Review: ‘Brother Alive’ by Zain Khalid

Brother Alive

Brother Alive is an intellectual feast, an existential wail, the anguished contraction of feeling, a pyretic dream. Simply put, it’s a work like no other. Stitched from three unique parts, the novel tells the story of three brothers connected not by blood or race, but by the protective gaze of their adoptive father, Imam Salim.

But as the man begins to unravel, the mystery shrouding his relationship with the boys’ parents transforms into a physical, gouging weight; one that propels them back to Saudi Arabia, where they confront the horrors of their shared past.

Khalid’s decadent prose roils and subdues the pages of the book, swelling around the seam of its poetic tone, fudging the grainy feel of reality. With its tidal portrayal of a world both physical and formless, the narration rushes through us, delighting and confounding in equal measure.

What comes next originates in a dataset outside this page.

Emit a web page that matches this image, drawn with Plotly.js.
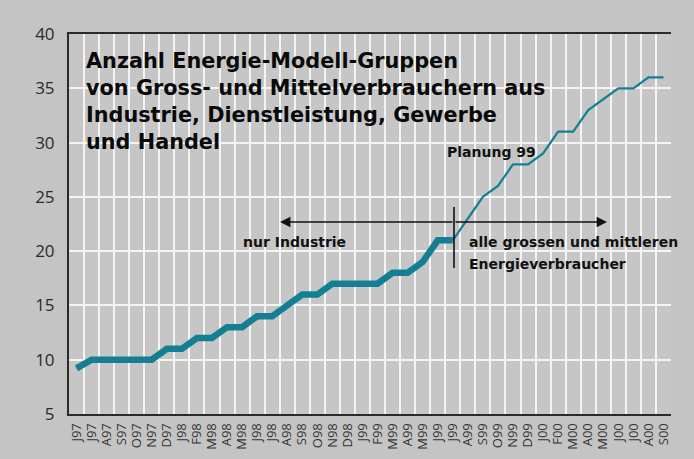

And the deeper we delve into the story, the more ominous the enigma of Youssef’s mental affliction appears. The Brother’s shape acclimates to the fissures it leaves in the boy’s form, cementing their relationship as not only parasitic, but oddly tender.

Khalid paints a visceral world, one of touch and taste and smell, made fatty and plush by its various sensory elements. This physicality extends to the central group of characters, molded into a family by time and circumstance; the volatility of emotion that stuffs the present back into the past.

The repartee between the brothers is particularly pleasing, with its communion between humor and fraternal devotion; a tangible thing that screeches from the strain it’s put under by life’s twistings. The way the author looks at terrorism as both a concept and an act foreign to the boys, but still bound to them by virtue of their faith and appearance, is disarming.

He uses dark humor to demystify the threat, to neutralize and subvert emotion. What follows is the boys’ bleak, untouched acceptance of life’s burdens, the prejudices that brand them outsiders in the West.

Of course, this view evolves over time, hardens to match the scope of their expanding awareness and baffled rage, in turn thickening the story’s prevalent sense of despair. And while it feeds primarily on the body, this feeling also intrudes on the mind, which ends up being both the stage on which the plot unfurls, and its ultimate spoil.

As both Youssef and Imam Salim are gradually disassembled, and their emotional lives thinned to match the wilting shape of their bodies, the prose takes on the feel of a stripped, floundering nerve.

It leaves the characters tender, in a state of agonized exposure, controlled by the force and texture of emotion; the cooling breath of every passing moment. And since Khalid’s world is a sensory one, the reader is left thrashing in solidarity.

That’s not to say that Brother Alive earns its appeal only for its reflections concerning humanity, corporeality and love. The novel’s sentiment, gliding through the narrative as a wholly separate entity, is undeniably helmed by meaty intrigue.

The deeper we reach into the plot, the more clarity we find. In the end, it’s the midsection of the feral tale that contorts and mangles its own face, redefining the past as only the present can. With ruthless, breathtaking precision, Khalid tears into the notion of identity, the very thing that defines the physical and the transcendent.

Under his ministrations, the mind buckles. Identities are splayed open and reworked, exposed to the tonguing of the depths of the subconscious. This impression is made full-bodied by the characters’ constant questioning of the validity of their sentiments, their fury and indignation, as well as their convictions.

Naturally, this leads to a further splintering of reality, demanding deeper meditation on the placement of the self in a capitalist world, which is known to operate in stark contrasts; from poverty to opulence. Breaching the gap requires the invention of grey space, facilitated by a sedated morality.

Overall, Brother Alive is an exhilarating study of selfhood. Intensified by the synergy between circumstance and impulse, the novel shocks the mind into alertness, and the body into grief.